KOREAN NAME: 포천 쌀 막걸리
REVIEW: Whenever I wander into a random, family-owned corner store in an unfamiliar neighborhood, I’m pleasantly not-so surprised to see one of the bottles from Pochun Maggeolli (sic). I don’t know how (or why) they do it, but one of their bottles—could be deodeok makgeolli, or wheat makgeolli (밀), or even something called millet skin makgeolli (조껍데기)—always seems to find its way onto a shelf in one of these little markets. But as Pocheon Ssal Makgeolli seems to be the flagship brand, you can also find this bottle in bigger consumer outlets, like E-mart.
For a pasteurized makgeolli, I never expect much. But Pocheon Ssal leaves a different taste in my mouth. Its thick texture makes amends—in part—for the lack of carbonation. This creaminess also helps to add depth to a somewhat non-descript flavor. It’s sweet and tangy without ever being interesting, but nor does it offend. It’s as if you’re having a sweeter, creamier version of rice.
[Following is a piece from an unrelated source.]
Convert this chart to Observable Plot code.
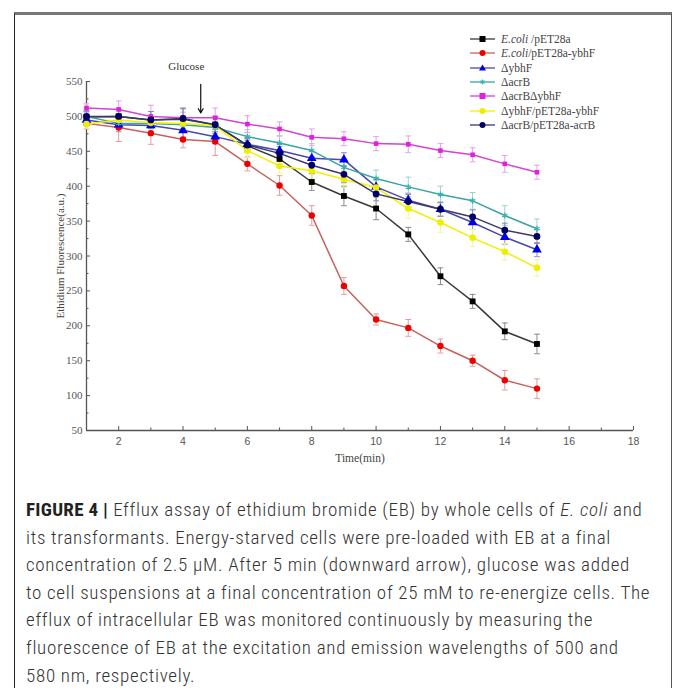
<!DOCTYPE html>
<html>
<head>
<meta charset="utf-8">
<script src="https://cdn.jsdelivr.net/npm/d3@7"></script>
<script src="https://cdn.jsdelivr.net/npm/@observablehq/plot@0.6"></script>
<style>
  html, body { margin: 0; padding: 0; background: #fff; }
  body { position: relative; width: 673px; height: 688px; overflow: hidden; }
  #frame { position: absolute; left: 14px; top: 12px; width: 656px; height: 700px;
           border-left: 1px solid #222; border-right: 1px solid #555; border-top: 3px solid #777; }
  #chart { position: absolute; left: 0; top: 0; }
  #legend { position: absolute; left: 470px; top: 32px; font-family: "Liberation Serif", "DejaVu Serif", serif;
            font-size: 11.5px; color: #444; }
  #legend .row { height: 14.3px; display: flex; align-items: center; white-space: nowrap; }
  #legend svg { margin-right: 5px; }
  #caption { position: absolute; left: 26px; top: 496px; width: 645px;
             font-family: "Liberation Sans Narrow", "Roboto Condensed", "Roboto", sans-serif;
             font-size: 19px; letter-spacing: 0.7px; line-height: 27.6px; color: #333; font-weight: 300; white-space: nowrap; }
  #caption b { font-weight: 700; color: #222; letter-spacing: 0.3px; }
</style>
</head>
<body>
<div id="frame"></div>
<div id="chart"></div>
<div id="legend"></div>
<div id="caption">
<b>FIGURE 4 |</b> Efflux assay of ethidium bromide (EB) by whole cells of <i>E. coli</i> and<br>
its transformants. Energy-starved cells were pre-loaded with EB at a final<br>
concentration of 2.5 μM. After 5 min (downward arrow), glucose was added<br>
to cell suspensions at a final concentration of 25 mM to re-energize cells. The<br>
efflux of intracellular EB was monitored continuously by measuring the<br>
fluorescence of EB at the excitation and emission wavelengths of 500 and<br>
580 nm, respectively.
</div>
<script>
// ---- data ----
const times = [1, 2, 3, 4, 5, 6, 7, 8, 9, 10, 11, 12, 13, 14, 15];

const seriesNames = ["E.coli /pET28a", "E.coli/pET28a-ybhF", "ΔybhF", "ΔacrB", "ΔacrBΔybhF", "ΔybhF/pET28a-ybhF", "ΔacrB/pET28a-acrB"];

const ecoliPET     = [499, 500, 495, 496, 488, 458, 439, 406, 386, 368, 331, 271, 235, 192, 174];
const ecoliYbhF    = [490, 484, 476, 467, 464, 432, 401, 358, 257, 209, 197, 171, 150, 122, 110];
const dYbhF        = [495, 488, 487, 480, 471, 460, 451, 440, 438, 399, 380, 367, 348, 327, 309];
const dAcrB        = [500, 490, 490, 488, 484, 471, 462, 451, 427, 411, 399, 388, 379, 358, 339];
const dAcrBdYbhF   = [512, 510, 500, 498, 498, 489, 482, 470, 468, 461, 460, 451, 445, 432, 420];
const dYbhFpET     = [489, 495, 491, 490, 487, 451, 429, 422, 410, 398, 368, 348, 326, 306, 283];
const dAcrBpET     = [500, 500, 495, 497, 488, 459, 447, 430, 417, 389, 378, 367, 356, 337, 328];

const ecoliPETErr   = [8, 10, 12, 15, 12, 8, 10, 12, 14, 16, 10, 12, 10, 12, 14];
const ecoliYbhFErr  = [8, 20, 16, 12, 20, 10, 14, 14, 12, 8, 12, 10, 8, 14, 14];
const dYbhFErr      = [8, 10, 10, 10, 10, 8, 10, 10, 10, 10, 10, 10, 10, 10, 10];
const dAcrBErr      = [8, 8, 8, 8, 8, 10, 10, 10, 12, 12, 14, 12, 12, 14, 14];
const dAcrBdYbhFErr = [6, 12, 16, 8, 14, 12, 10, 12, 10, 10, 12, 10, 10, 12, 10];
const dYbhFpETErr   = [6, 8, 10, 10, 10, 10, 10, 12, 12, 14, 14, 14, 12, 12, 12];
const dAcrBpETErr   = [8, 10, 12, 15, 10, 10, 10, 12, 12, 10, 10, 10, 10, 10, 10];

const xMajorTicks = [2, 4, 6, 8, 10, 12, 14, 16, 18];
const xMinorTicks = [3, 5, 7, 9, 11, 13, 15, 17];
const yMajorTicks = [50, 100, 150, 200, 250, 300, 350, 400, 450, 500, 550];
const yMinorTicks = [75, 125, 175, 225, 275, 325, 375, 425, 475, 525];

const xLabel = "Time(min)";
const yLabel = "Ethidium Fluorescence(a.u.)";
const glucoseNote = [{label: "Glucose", x: 4.1, y: 571, ax: 4.55, ay1: 546, ay2: 505}];

// ---- styles per series ----
const styles = [
  {line: "#3a3a3a", dot: "#000000", err: "#8a8a8a", symbol: "square", r: 3.3},
  {line: "#c9605c", dot: "#ee0000", err: "#e79a9a", symbol: "circle", r: 3.2},
  {line: "#4848b0", dot: "#0000e8", err: "#8c8cd0", symbol: "triangle", r: 3.6},
  {line: "#3aa3a3", dot: "#38b0b0", err: "#98d4d4", symbol: "asterisk", r: 2.8},
  {line: "#d244d2", dot: "#e020e0", err: "#e6a0e6", symbol: "square", r: 2.6},
  {line: "#f2f000", dot: "#eeee00", err: "#f4f49a", symbol: "circle", r: 3.3},
  {line: "#38386a", dot: "#000066", err: "#8a8aaa", symbol: "circle", r: 3.4}
];

const allValues = [ecoliPET, ecoliYbhF, dYbhF, dAcrB, dAcrBdYbhF, dYbhFpET, dAcrBpET];
const allErrs = [ecoliPETErr, ecoliYbhFErr, dYbhFErr, dAcrBErr, dAcrBdYbhFErr, dYbhFpETErr, dAcrBpETErr];

const rows = [];
seriesNames.forEach((name, i) => {
  times.forEach((t, j) => rows.push({series: name, idx: i, x: t, y: allValues[i][j], e: allErrs[i][j]}));
});

const capW = 0.09;
const marks = [];

seriesNames.forEach((name, i) => {
  const d = rows.filter(r => r.idx === i);
  const c = styles[i].err;
  marks.push(Plot.ruleX(d, {x: "x", y1: r => r.y - r.e, y2: r => r.y + r.e, stroke: c, strokeWidth: 1}));
  marks.push(Plot.link(d, {x1: r => r.x - capW, x2: r => r.x + capW, y1: r => r.y + r.e, y2: r => r.y + r.e, stroke: c, strokeWidth: 1}));
  marks.push(Plot.link(d, {x1: r => r.x - capW, x2: r => r.x + capW, y1: r => r.y - r.e, y2: r => r.y - r.e, stroke: c, strokeWidth: 1}));
});
seriesNames.forEach((name, i) => {
  const d = rows.filter(r => r.idx === i);
  marks.push(Plot.line(d, {x: "x", y: "y", stroke: styles[i].line, strokeWidth: 1.5}));
});
seriesNames.forEach((name, i) => {
  const d = rows.filter(r => r.idx === i);
  const s = styles[i];
  const isStroke = s.symbol === "asterisk";
  marks.push(Plot.dot(d, {x: "x", y: "y", symbol: () => s.symbol, r: s.r,
    fill: isStroke ? "none" : s.dot, stroke: isStroke ? s.dot : "none", strokeWidth: 1.2}));
});

const chart = Plot.plot({
  width: 673,
  height: 480,
  marginLeft: 86,
  marginRight: 40,
  marginTop: 81,
  marginBottom: 50,
  style: {fontFamily: "'Liberation Serif', 'DejaVu Serif', serif", fontSize: "11px", color: "#444", background: "transparent", overflow: "visible"},
  symbol: {type: "identity"},
  x: {domain: [1, 18]},
  y: {domain: [50, 550]},
  marks: [
    Plot.axisX({ticks: xMajorTicks, tickSize: -4, tickPadding: 11, stroke: "#555", fill: "#555",
      fontFamily: "'Liberation Sans', Arial, sans-serif", fontSize: 10.5, label: null}),
    Plot.axisX({ticks: xMinorTicks, tickSize: -2.5, stroke: "#555", text: null, label: null}),
    Plot.axisY({ticks: yMajorTicks, tickSize: -4, tickPadding: 8, stroke: "#555", fill: "#555", label: null, fontSize: 11}),
    Plot.axisY({ticks: yMinorTicks, tickSize: -2.5, stroke: "#555", text: null, label: null}),
    Plot.text([xLabel], {frameAnchor: "bottom", dy: 31, fill: "#444", fontSize: 11.5}),
    Plot.text([yLabel], {frameAnchor: "left", textAnchor: "middle", dx: -26, rotate: -90, fill: "#444", fontSize: 11}),
    Plot.ruleY([50], {stroke: "#555", strokeWidth: 1.3}),
    Plot.ruleX([1], {stroke: "#555", strokeWidth: 1.3}),
    ...marks,
    Plot.text(glucoseNote, {x: "x", y: "y", text: "label", fill: "#333", fontSize: 11}),
    Plot.arrow(glucoseNote, {x1: "ax", x2: "ax", y1: "ay1", y2: "ay2", stroke: "#111", strokeWidth: 1.2, headLength: 6})
  ]
});
document.getElementById("chart").appendChild(chart);

// ---- legend ----
const legend = document.getElementById("legend");
const shapePath = {
  square: (c) => `<rect x="9.5" y="4" width="6" height="6" fill="${c}"/>`,
  circle: (c) => `<circle cx="12.5" cy="7" r="3" fill="${c}"/>`,
  triangle: (c) => `<path d="M12.5 3.5 L16 9.5 L9 9.5 Z" fill="${c}"/>`,
  asterisk: (c) => `<path d="M10 7 H15 M12.5 4.5 V9.5 M10.7 5.2 L14.3 8.8 M14.3 5.2 L10.7 8.8" stroke="${c}" stroke-width="1"/>`
};
seriesNames.forEach((name, i) => {
  const s = styles[i];
  const row = document.createElement("div");
  row.className = "row";
  const label = name.startsWith("E.coli") ? `<i>E.coli</i>${name.slice(6)}` : name;
  row.innerHTML = `<svg width="26" height="14"><line x1="0" y1="7" x2="25" y2="7" stroke="${s.line}" stroke-width="1.3"/>${shapePath[s.symbol](s.dot)}</svg><span>${label}</span>`;
  legend.appendChild(row);
});
</script>
</body>
</html>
Lastly, it doesn’t use aspartame, which is a nice point in its favor. Of course, this is not to say that the ingredients are completely all-natural but… it’s a step in the right direction.
You won’t get excited about Pocheon Ssal but you may not feel bad about getting it either. This would be a decent brew to make some maksa with.
Body: Creamy and thick.
Smell: A vanilla aroma with something slightly vegetable, almost carrot-like.
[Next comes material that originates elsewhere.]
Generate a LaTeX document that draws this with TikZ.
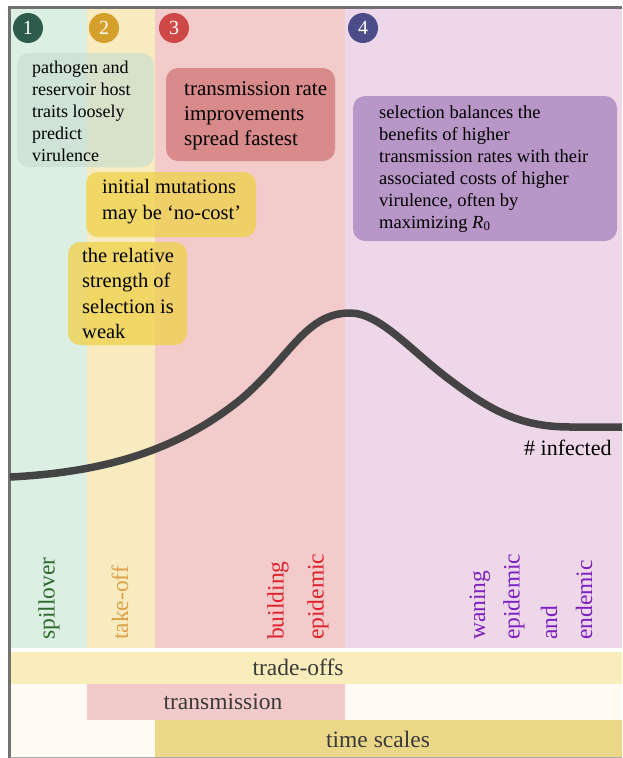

BREWERY: Pochun Maggeolli Co. (포천 막걸리)
REGION: Gyeonggi-do, Pocheon, Gunnae-myeon (경기도, 포천시, 군내면)
PURCHASED: Seoul, Gwangjin-gu, E-Mart (서울, 광진구)
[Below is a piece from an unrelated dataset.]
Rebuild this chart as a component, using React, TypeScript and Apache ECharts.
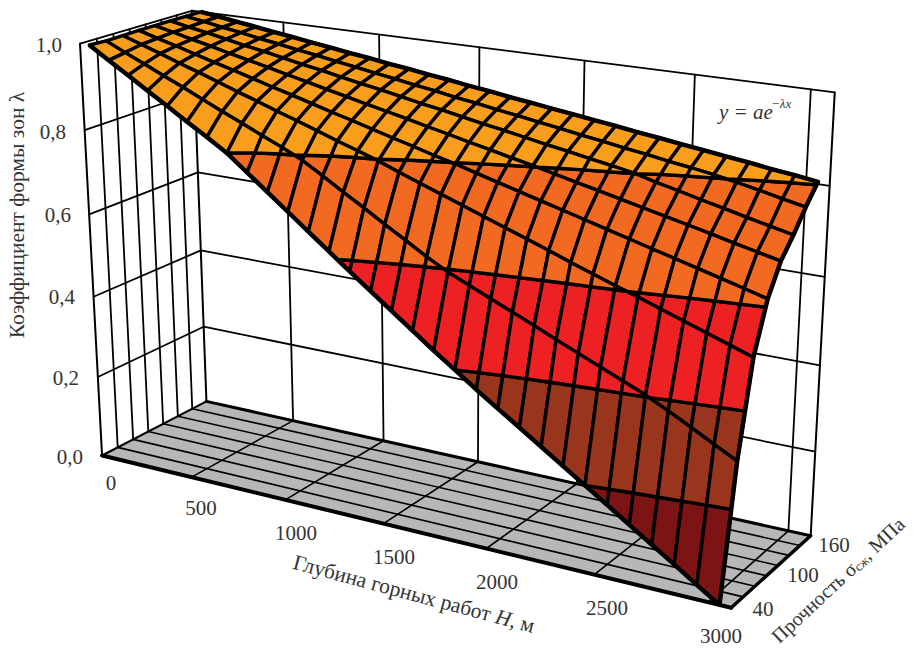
import React, { useEffect, useRef } from "react";
import * as echarts from "echarts";

const depthTickLabels = ["0", "500", "1000", "1500", "2000", "2500", "3000"];
const strengthTickLabels = ["40", "100", "160"];
const lambdaTickLabels = ["0,0", "0,2", "0,4", "0,6", "0,8", "1,0"];
const lambdaTicks = [0, 0.2, 0.4, 0.6, 0.8, 1];
const bandColors = ["#7c1416", "#9a351d", "#ed2024", "#f26a21", "#f99d1c"];

// λ, one list per strength row (front to back), 31 depths (0…3000 m, step 100)
const row0 = [1.0, 0.971, 0.943, 0.914, 0.886, 0.857, 0.829, 0.8, 0.763, 0.726, 0.689, 0.652, 0.615, 0.578, 0.542, 0.506, 0.47, 0.434, 0.4, 0.365, 0.332, 0.299, 0.266, 0.233, 0.2, 0.167, 0.133, 0.1, 0.067, 0.033, 0.0];
const row1 = [0.998, 0.977, 0.957, 0.936, 0.916, 0.895, 0.874, 0.854, 0.833, 0.813, 0.791, 0.763, 0.734, 0.706, 0.677, 0.649, 0.62, 0.594, 0.573, 0.552, 0.531, 0.51, 0.488, 0.467, 0.446, 0.425, 0.404, 0.379, 0.353, 0.326, 0.3];
const row2 = [0.999, 0.984, 0.969, 0.953, 0.938, 0.922, 0.906, 0.891, 0.875, 0.86, 0.844, 0.828, 0.813, 0.797, 0.779, 0.762, 0.745, 0.728, 0.711, 0.694, 0.677, 0.66, 0.642, 0.625, 0.608, 0.592, 0.575, 0.558, 0.541, 0.524, 0.507];
const row3 = [1.0, 0.987, 0.975, 0.962, 0.949, 0.937, 0.924, 0.911, 0.899, 0.886, 0.873, 0.861, 0.848, 0.835, 0.823, 0.81, 0.798, 0.785, 0.772, 0.759, 0.746, 0.733, 0.72, 0.707, 0.694, 0.681, 0.668, 0.655, 0.642, 0.629, 0.615];
const row4 = [1.0, 0.99, 0.979, 0.969, 0.958, 0.948, 0.938, 0.927, 0.917, 0.906, 0.896, 0.885, 0.875, 0.865, 0.854, 0.844, 0.833, 0.823, 0.812, 0.802, 0.791, 0.78, 0.769, 0.758, 0.747, 0.736, 0.725, 0.714, 0.702, 0.691, 0.68];
const row5 = [1.0, 0.991, 0.983, 0.974, 0.965, 0.957, 0.948, 0.939, 0.931, 0.922, 0.913, 0.905, 0.896, 0.887, 0.879, 0.87, 0.861, 0.853, 0.844, 0.835, 0.827, 0.818, 0.81, 0.801, 0.788, 0.777, 0.765, 0.754, 0.742, 0.731, 0.72];
const row6 = [1.0, 0.993, 0.985, 0.978, 0.97, 0.963, 0.955, 0.948, 0.94, 0.933, 0.925, 0.918, 0.91, 0.903, 0.895, 0.888, 0.88, 0.873, 0.865, 0.858, 0.85, 0.843, 0.835, 0.828, 0.82, 0.813, 0.805, 0.796, 0.786, 0.775, 0.765];
const row7 = [1.0, 0.994, 0.987, 0.981, 0.974, 0.968, 0.961, 0.955, 0.948, 0.942, 0.935, 0.929, 0.922, 0.916, 0.909, 0.903, 0.896, 0.89, 0.883, 0.877, 0.87, 0.864, 0.857, 0.851, 0.844, 0.838, 0.831, 0.825, 0.818, 0.812, 0.805];
const surfaceRows = [row0, row1, row2, row3, row4, row5, row6, row7];

// ---- layout: camera calibration of the box (u along depth, v along strength, w = λ) ----
const N_U = 31;
const N_V = 7;
const T = 5 / N_U;
const cameraAnchors: number[][] = [
  [0, 0, 0, 100, 457], [1, 0, 0, 730, 609], [0, 1, 0, 207, 401], [1, 1, 0, 812, 535],
  [0, 0, 1, 80, 43], [0, 1, 1, 192, 12], [1, 1, 1, 836, 92],
  [0, 0, 0.8, 85, 129], [0, 0, 0.6, 90, 214], [0, 0, 0.4, 94, 297], [0, 0, 0.2, 97, 378],
  [1, 1, 0.8, 829, 185], [1, 1, 0.6, 824, 277], [1, 1, 0.4, 819, 367], [1, 1, 0.2, 815, 452],
  [0, 1, 0.6, 197, 173],
  [T, 0, 0, 193, 477], [2 * T, 0, 0, 286, 500], [3 * T, 0, 0, 385, 523], [4 * T, 0, 0, 487, 547], [5 * T, 0, 0, 595, 573], [6 * T, 0, 0, 703, 602],
  [T, 1, 0, 293, 420], [2 * T, 1, 0, 383, 440], [3 * T, 1, 0, 477, 461], [4 * T, 1, 0, 577, 485], [6 * T, 1, 0, 790, 530],
  [0.5 / N_U, 0, 1, 89, 45], [30.5 / N_U, 0, 0, 722, 607],
];

function fitCamera(): number[] {
  const n = 11;
  const A: number[][] = Array.from({ length: n }, () => new Array(n + 1).fill(0));
  const add = (r: number[], b: number) => {
    for (let i = 0; i < n; i++) {
      for (let j = 0; j < n; j++) A[i][j] += r[i] * r[j];
      A[i][n] += r[i] * b;
    }
  };
  for (const [u, v, w, px, py] of cameraAnchors) {
    const x = px / 1000, y = py / 1000;
    add([u, v, w, 1, 0, 0, 0, 0, -x * u, -x * v, -x * w], x);
    add([0, 0, 0, 0, u, v, w, 1, -y * u, -y * v, -y * w], y);
  }
  for (let c = 0; c < n; c++) {
    let p = c;
    for (let r = c + 1; r < n; r++) if (Math.abs(A[r][c]) > Math.abs(A[p][c])) p = r;
    [A[c], A[p]] = [A[p], A[c]];
    for (let r = 0; r < n; r++) {
      if (r === c) continue;
      const f = A[r][c] / A[c][c];
      for (let k = c; k <= n; k++) A[r][k] -= f * A[c][k];
    }
  }
  return A.map((row, i) => row[n] / row[i]);
}
const cam = fitCamera();
function project(u: number, v: number, w: number): number[] {
  const d = cam[8] * u + cam[9] * v + cam[10] * w + 1;
  return [
    (1000 * (cam[0] * u + cam[1] * v + cam[2] * w + cam[3])) / d,
    (1000 * (cam[4] * u + cam[5] * v + cam[6] * w + cam[7])) / d,
  ];
}

type P3 = number[];
function clipAt(poly: P3[], level: number, keepAbove: boolean): P3[] {
  const out: P3[] = [];
  const inside = (p: P3) => (keepAbove ? p[2] >= level : p[2] <= level);
  for (let k = 0; k < poly.length; k++) {
    const a = poly[k], b = poly[(k + 1) % poly.length];
    if (inside(a)) out.push(a);
    if (inside(a) !== inside(b)) {
      const t = (level - a[2]) / (b[2] - a[2]);
      out.push([a[0] + t * (b[0] - a[0]), a[1] + t * (b[1] - a[1]), level]);
    }
  }
  return out;
}

const uOf = (i: number) => (i + 0.5) / N_U;
const vOf = (j: number) => j / N_V;

// cells, painted back to front
const cellIndex: number[][] = [];
for (let j = surfaceRows.length - 2; j >= 0; j--) {
  for (let i = 0; i < row0.length - 1; i++) cellIndex.push([i, j]);
}

const LINE = "#000";
const TEXT = "#333";
const SERIF = '"Liberation Serif", "Times New Roman", serif';

const depthLabelPos = [[111, 483], [201, 508], [296, 533], [394, 557], [497, 582], [607, 608], [721, 636]];
const strengthLabelPos = [[763, 609], [803, 575], [834, 545]];
const lambdaLabelPos = [[83, 457], [79, 378], [75, 297], [71, 215], [66, 132], [62, 45]];

export default function App() {
  const ref = useRef<HTMLDivElement>(null);
  useEffect(() => {
    const chart = echarts.init(ref.current!, undefined, { renderer: "svg" });

    const renderFrame = (_: any, api: any) => {
      const c = (p: number[]) => api.coord(p);
      const pt = (u: number, v: number, w: number) => c(project(u, v, w));
      const line = (a: number[], b: number[], lw: number) => ({
        type: "line",
        shape: { x1: a[0], y1: a[1], x2: b[0], y2: b[1] },
        style: { stroke: LINE, lineWidth: lw, lineCap: "round" },
      });
      const kids: any[] = [];
      kids.push({
        type: "polygon",
        shape: { points: [pt(0, 0, 0), pt(1, 0, 0), pt(1, 1, 0), pt(0, 1, 0)] },
        style: { fill: "#b7b7b7", stroke: "none" },
      });
      for (let k = 1; k < N_V; k++) kids.push(line(pt(0, k / N_V, 0), pt(1, k / N_V, 0), 1.6));
      for (let k = 1; k <= 6; k++) {
        kids.push(line(pt(k * T, 0, 0), pt(k * T, 1, 0), 1.6));
        kids.push(line(pt(k * T, 1, 0), pt(k * T, 1, 1), 1.8));
      }
      for (let k = 1; k < N_V; k++) kids.push(line(pt(0, k / N_V, 0), pt(0, k / N_V, 1), 1.8));
      for (const w of lambdaTicks.slice(1)) {
        kids.push(line(pt(0, 0, w), pt(0, 1, w), 1.8));
        kids.push(line(pt(0, 1, w), pt(1, 1, w), 1.8));
      }
      kids.push(line(pt(0, 0, 0), pt(0, 0, 1), 2));
      kids.push(line(pt(0, 1, 0), pt(0, 1, 1), 2));
      kids.push(line(pt(1, 1, 0), pt(1, 1, 1), 2));
      kids.push(line(pt(0, 0, 0), pt(1, 0, 0), 4));
      kids.push(line(pt(1, 0, 0), pt(1, 1, 0), 3.4));
      kids.push(line(pt(0, 1, 0), pt(1, 1, 0), 3));
      kids.push(line(pt(0, 0, 0), pt(0, 1, 0), 2));
      return { type: "group", children: kids };
    };

    const renderCell = (_: any, api: any) => {
      const i = api.value(0), j = api.value(1);
      const quad: P3[] = [
        [uOf(i), vOf(j), surfaceRows[j][i]],
        [uOf(i + 1), vOf(j), surfaceRows[j][i + 1]],
        [uOf(i + 1), vOf(j + 1), surfaceRows[j + 1][i + 1]],
        [uOf(i), vOf(j + 1), surfaceRows[j + 1][i]],
      ];
      const kids: any[] = [];
      bandColors.forEach((color, b) => {
        const lo = lambdaTicks[b], hi = lambdaTicks[b + 1];
        let poly = clipAt(quad, lo, true);
        if (poly.length >= 3) poly = clipAt(poly, hi + (b === bandColors.length - 1 ? 1 : 0), false);
        if (poly.length < 3) return;
        kids.push({
          type: "polygon",
          shape: { points: poly.map((p) => api.coord(project(p[0], p[1], p[2]))) },
          style: { fill: color, stroke: LINE, lineWidth: 3.4, lineJoin: "round" },
        });
      });
      return { type: "group", children: kids };
    };

    const renderOutline = (_: any, api: any) => {
      const pts: number[][] = [];
      row7.forEach((l, i) => pts.push(api.coord(project(uOf(i), vOf(7), l))));
      for (let j = 7; j >= 0; j--) pts.push(api.coord(project(uOf(30), vOf(j), surfaceRows[j][30])));
      for (let i = 30; i >= 0; i--) pts.push(api.coord(project(uOf(i), vOf(0), row0[i])));
      return {
        type: "polyline",
        shape: { points: pts },
        style: { fill: "none", stroke: LINE, lineWidth: 4.4, lineJoin: "round" },
      };
    };

    const tick = (text: string, p: number[], align = "center") => ({
      type: "text",
      x: p[0],
      y: p[1],
      silent: true,
      style: { text, fill: TEXT, font: `21px ${SERIF}`, align, verticalAlign: "middle" },
    });

    chart.setOption({
      animation: false,
      backgroundColor: "#fff",
      grid: { left: 0, right: 0, top: 0, bottom: 0 },
      xAxis: { type: "value", min: 0, max: 914, show: false },
      yAxis: { type: "value", min: 0, max: 654, inverse: true, show: false },
      series: [
        { type: "custom", coordinateSystem: "cartesian2d", clip: false, silent: true, data: [[0, 0]], renderItem: renderFrame, z: 1 },
        { type: "custom", coordinateSystem: "cartesian2d", clip: false, silent: true, data: cellIndex, renderItem: renderCell, z: 2 },
        { type: "custom", coordinateSystem: "cartesian2d", clip: false, silent: true, data: [[0, 0]], renderItem: renderOutline, z: 3 },
      ],
      graphic: [
        ...depthTickLabels.map((t, k) => tick(t, depthLabelPos[k])),
        ...strengthTickLabels.map((t, k) => tick(t, strengthLabelPos[k])),
        ...lambdaTickLabels.map((t, k) => tick(t, lambdaLabelPos[k], "right")),
        {
          type: "text", x: 17, y: 215, rotation: Math.PI / 2, silent: true,
          style: { text: "Коэффициент формы зон λ", fill: TEXT, font: `21.5px ${SERIF}`, align: "center", verticalAlign: "middle" },
        },
        {
          type: "text", x: 414, y: 594, rotation: (-15 * Math.PI) / 180, silent: true,
          style: {
            text: "Глубина горных работ {i|H}, м", fill: TEXT, font: `21.5px ${SERIF}`, align: "center", verticalAlign: "middle",
            rich: { i: { font: `italic 21.5px ${SERIF}`, fill: TEXT } },
          },
        },
        {
          type: "text", x: 838, y: 580, rotation: (43 * Math.PI) / 180, silent: true,
          style: {
            text: "Прочность σ{s|сж}, МПа", fill: TEXT, font: `20px ${SERIF}`, align: "center", verticalAlign: "middle",
            rich: { s: { font: `13px ${SERIF}`, fill: TEXT, verticalAlign: "bottom", padding: [8, 0, 0, 0] } },
          },
        },
        {
          type: "text", x: 719, y: 112, silent: true,
          style: { text: "y = ae", fill: TEXT, font: `italic 21px ${SERIF}`, align: "left", verticalAlign: "middle" },
        },
        {
          type: "text", x: 771, y: 103, silent: true,
          style: { text: "−λx", fill: TEXT, font: `italic 13px ${SERIF}`, align: "left", verticalAlign: "middle" },
        },
      ],
    });
    return () => chart.dispose();
  }, []);
  return <div ref={ref} style={{ position: "absolute", left: 0, top: 0, width: 914, height: 654 }} />;
}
AVAILABILITY: This is a fairly common bottle that is sold at E-mart and often at small corner stores.
ALCOHOL CONTENT: 6%
INGREDIENTS: Purified water, Korean rice (11.004%), American and Australian wheat, sodium saccharine, manufactured extracted enzymes, leavened yeast, lactate, starch, purified enzymes
VOLUME: 750 ml
OTHER FACTS: While the brewery has written its English name as Pochun Maggeolli using the McCune-Reischauer Korean Romanization from the 20th century, Pocheon Ssal Makgeolli is written on the bottle. This name follows the mandates of the 21st-century Revised Romanization. (Check the explanation here if you’re interested.) If the information written on bottle is to be believed, Pochun Maggeolli has been in business since 1915, so perhaps this explains the difference in spellings (sort of).